Problem to work on: In this exercise, return the whole listing exactly, excluding any images.

Dataset content:

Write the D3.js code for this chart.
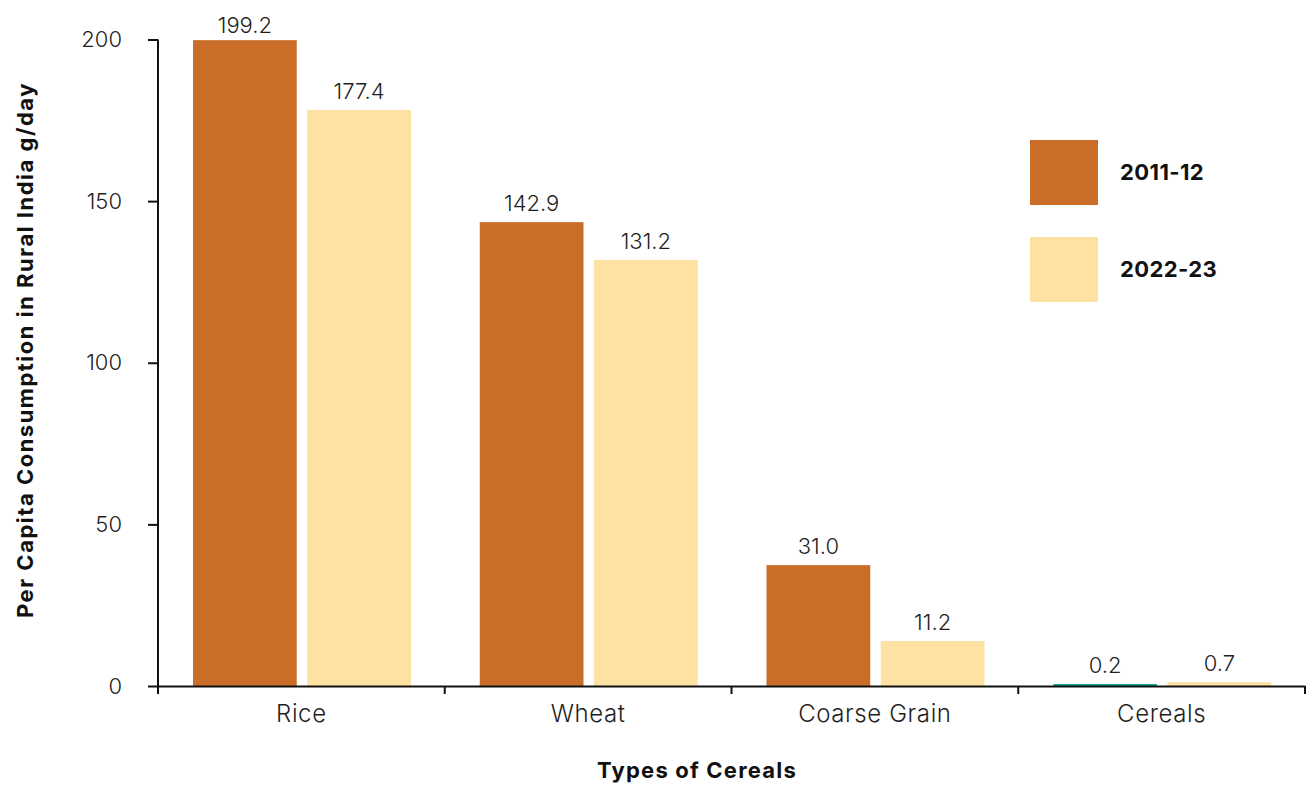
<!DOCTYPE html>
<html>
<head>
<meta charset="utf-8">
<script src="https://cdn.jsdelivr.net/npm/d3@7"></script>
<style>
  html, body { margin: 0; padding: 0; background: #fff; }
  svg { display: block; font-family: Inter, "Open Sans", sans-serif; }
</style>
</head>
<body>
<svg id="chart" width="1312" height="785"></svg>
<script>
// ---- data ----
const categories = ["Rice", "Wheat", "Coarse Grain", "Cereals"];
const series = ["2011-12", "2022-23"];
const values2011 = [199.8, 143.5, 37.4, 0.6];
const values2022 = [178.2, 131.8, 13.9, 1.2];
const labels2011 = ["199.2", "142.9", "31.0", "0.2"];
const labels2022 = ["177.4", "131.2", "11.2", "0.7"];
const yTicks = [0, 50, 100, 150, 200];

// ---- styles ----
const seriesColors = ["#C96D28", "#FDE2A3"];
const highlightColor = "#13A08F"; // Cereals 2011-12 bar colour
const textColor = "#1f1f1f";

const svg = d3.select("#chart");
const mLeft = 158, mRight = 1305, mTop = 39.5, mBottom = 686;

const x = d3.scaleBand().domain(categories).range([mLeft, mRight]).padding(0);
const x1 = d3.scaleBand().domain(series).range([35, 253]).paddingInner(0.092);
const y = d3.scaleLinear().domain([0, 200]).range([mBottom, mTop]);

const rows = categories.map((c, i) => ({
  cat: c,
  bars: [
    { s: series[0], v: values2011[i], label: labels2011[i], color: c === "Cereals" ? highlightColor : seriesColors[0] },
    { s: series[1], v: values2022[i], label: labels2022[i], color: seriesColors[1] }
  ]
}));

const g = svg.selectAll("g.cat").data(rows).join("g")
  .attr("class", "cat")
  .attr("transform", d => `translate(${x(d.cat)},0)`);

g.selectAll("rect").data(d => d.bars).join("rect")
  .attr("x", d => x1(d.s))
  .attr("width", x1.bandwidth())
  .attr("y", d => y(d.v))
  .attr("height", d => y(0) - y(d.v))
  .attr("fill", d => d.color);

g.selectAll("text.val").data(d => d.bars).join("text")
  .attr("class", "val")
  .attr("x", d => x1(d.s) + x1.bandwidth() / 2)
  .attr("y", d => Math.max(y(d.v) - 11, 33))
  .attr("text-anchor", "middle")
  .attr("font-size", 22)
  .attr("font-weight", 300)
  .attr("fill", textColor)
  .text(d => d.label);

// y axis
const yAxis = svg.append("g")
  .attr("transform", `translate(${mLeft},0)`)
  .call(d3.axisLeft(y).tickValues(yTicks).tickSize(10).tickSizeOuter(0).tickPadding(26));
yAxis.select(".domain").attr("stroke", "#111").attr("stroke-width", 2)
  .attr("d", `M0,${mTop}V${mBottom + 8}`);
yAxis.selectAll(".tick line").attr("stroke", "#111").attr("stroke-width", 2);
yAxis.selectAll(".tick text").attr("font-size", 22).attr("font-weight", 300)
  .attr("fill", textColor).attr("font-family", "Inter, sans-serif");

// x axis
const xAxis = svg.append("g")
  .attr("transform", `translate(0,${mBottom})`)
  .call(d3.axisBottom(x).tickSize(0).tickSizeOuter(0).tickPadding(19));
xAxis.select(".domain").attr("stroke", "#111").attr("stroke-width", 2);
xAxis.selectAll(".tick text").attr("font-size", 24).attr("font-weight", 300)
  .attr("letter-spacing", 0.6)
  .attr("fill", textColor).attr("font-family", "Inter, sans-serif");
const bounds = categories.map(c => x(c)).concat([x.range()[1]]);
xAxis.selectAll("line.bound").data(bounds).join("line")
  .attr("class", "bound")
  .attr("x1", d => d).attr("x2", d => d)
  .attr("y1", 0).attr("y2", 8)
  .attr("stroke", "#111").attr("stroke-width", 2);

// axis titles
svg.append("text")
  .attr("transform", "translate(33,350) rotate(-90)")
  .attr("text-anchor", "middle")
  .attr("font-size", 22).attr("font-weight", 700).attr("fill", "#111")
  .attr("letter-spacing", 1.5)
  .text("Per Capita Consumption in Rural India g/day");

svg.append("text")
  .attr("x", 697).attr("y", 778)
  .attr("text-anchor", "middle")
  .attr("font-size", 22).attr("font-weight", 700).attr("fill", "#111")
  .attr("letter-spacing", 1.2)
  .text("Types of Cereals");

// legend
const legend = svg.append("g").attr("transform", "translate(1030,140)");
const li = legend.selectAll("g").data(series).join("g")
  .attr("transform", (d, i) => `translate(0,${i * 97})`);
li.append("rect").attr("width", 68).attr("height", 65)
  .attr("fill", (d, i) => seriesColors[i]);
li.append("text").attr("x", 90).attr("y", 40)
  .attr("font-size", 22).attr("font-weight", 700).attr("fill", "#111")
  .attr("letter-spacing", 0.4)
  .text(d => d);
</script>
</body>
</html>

Exercise solution:
Write the D3.js code for this chart.
<!DOCTYPE html>
<html>
<head>
<meta charset="utf-8">
<script src="https://cdn.jsdelivr.net/npm/d3@7"></script>
<style>
  html, body { margin: 0; padding: 0; background: #fff; }
  svg { display: block; font-family: Inter, "Open Sans", sans-serif; }
</style>
</head>
<body>
<svg id="chart" width="1312" height="785"></svg>
<script>
// ---- data ----
const categories = ["Rice", "Wheat", "Coarse Grain", "Cereals"];
const series = ["2011-12", "2022-23"];
const values2011 = [199.8, 143.5, 37.4, 0.6];
const values2022 = [178.2, 131.8, 13.9, 1.2];
const labels2011 = ["199.2", "142.9", "31.0", "0.2"];
const labels2022 = ["177.4", "131.2", "11.2", "0.7"];
const yTicks = [0, 50, 100, 150, 200];

// ---- styles ----
const seriesColors = ["#C96D28", "#FDE2A3"];
const highlightColor = "#13A08F"; // Cereals 2011-12 bar colour
const textColor = "#1f1f1f";

const svg = d3.select("#chart");
const mLeft = 158, mRight = 1305, mTop = 39.5, mBottom = 686;

const x = d3.scaleBand().domain(categories).range([mLeft, mRight]).padding(0);
const x1 = d3.scaleBand().domain(series).range([35, 253]).paddingInner(0.092);
const y = d3.scaleLinear().domain([0, 200]).range([mBottom, mTop]);

const rows = categories.map((c, i) => ({
  cat: c,
  bars: [
    { s: series[0], v: values2011[i], label: labels2011[i], color: c === "Cereals" ? highlightColor : seriesColors[0] },
    { s: series[1], v: values2022[i], label: labels2022[i], color: seriesColors[1] }
  ]
}));

const g = svg.selectAll("g.cat").data(rows).join("g")
  .attr("class", "cat")
  .attr("transform", d => `translate(${x(d.cat)},0)`);

g.selectAll("rect").data(d => d.bars).join("rect")
  .attr("x", d => x1(d.s))
  .attr("width", x1.bandwidth())
  .attr("y", d => y(d.v))
  .attr("height", d => y(0) - y(d.v))
  .attr("fill", d => d.color);

g.selectAll("text.val").data(d => d.bars).join("text")
  .attr("class", "val")
  .attr("x", d => x1(d.s) + x1.bandwidth() / 2)
  .attr("y", d => Math.max(y(d.v) - 11, 33))
  .attr("text-anchor", "middle")
  .attr("font-size", 22)
  .attr("font-weight", 300)
  .attr("fill", textColor)
  .text(d => d.label);

// y axis
const yAxis = svg.append("g")
  .attr("transform", `translate(${mLeft},0)`)
  .call(d3.axisLeft(y).tickValues(yTicks).tickSize(10).tickSizeOuter(0).tickPadding(26));
yAxis.select(".domain").attr("stroke", "#111").attr("stroke-width", 2)
  .attr("d", `M0,${mTop}V${mBottom + 8}`);
yAxis.selectAll(".tick line").attr("stroke", "#111").attr("stroke-width", 2);
yAxis.selectAll(".tick text").attr("font-size", 22).attr("font-weight", 300)
  .attr("fill", textColor).attr("font-family", "Inter, sans-serif");

// x axis
const xAxis = svg.append("g")
  .attr("transform", `translate(0,${mBottom})`)
  .call(d3.axisBottom(x).tickSize(0).tickSizeOuter(0).tickPadding(19));
xAxis.select(".domain").attr("stroke", "#111").attr("stroke-width", 2);
xAxis.selectAll(".tick text").attr("font-size", 24).attr("font-weight", 300)
  .attr("letter-spacing", 0.6)
  .attr("fill", textColor).attr("font-family", "Inter, sans-serif");
const bounds = categories.map(c => x(c)).concat([x.range()[1]]);
xAxis.selectAll("line.bound").data(bounds).join("line")
  .attr("class", "bound")
  .attr("x1", d => d).attr("x2", d => d)
  .attr("y1", 0).attr("y2", 8)
  .attr("stroke", "#111").attr("stroke-width", 2);

// axis titles
svg.append("text")
  .attr("transform", "translate(33,350) rotate(-90)")
  .attr("text-anchor", "middle")
  .attr("font-size", 22).attr("font-weight", 700).attr("fill", "#111")
  .attr("letter-spacing", 1.5)
  .text("Per Capita Consumption in Rural India g/day");

svg.append("text")
  .attr("x", 697).attr("y", 778)
  .attr("text-anchor", "middle")
  .attr("font-size", 22).attr("font-weight", 700).attr("fill", "#111")
  .attr("letter-spacing", 1.2)
  .text("Types of Cereals");

// legend
const legend = svg.append("g").attr("transform", "translate(1030,140)");
const li = legend.selectAll("g").data(series).join("g")
  .attr("transform", (d, i) => `translate(0,${i * 97})`);
li.append("rect").attr("width", 68).attr("height", 65)
  .attr("fill", (d, i) => seriesColors[i]);
li.append("text").attr("x", 90).attr("y", 40)
  .attr("font-size", 22).attr("font-weight", 700).attr("fill", "#111")
  .attr("letter-spacing", 0.4)
  .text(d => d);
</script>
</body>
</html>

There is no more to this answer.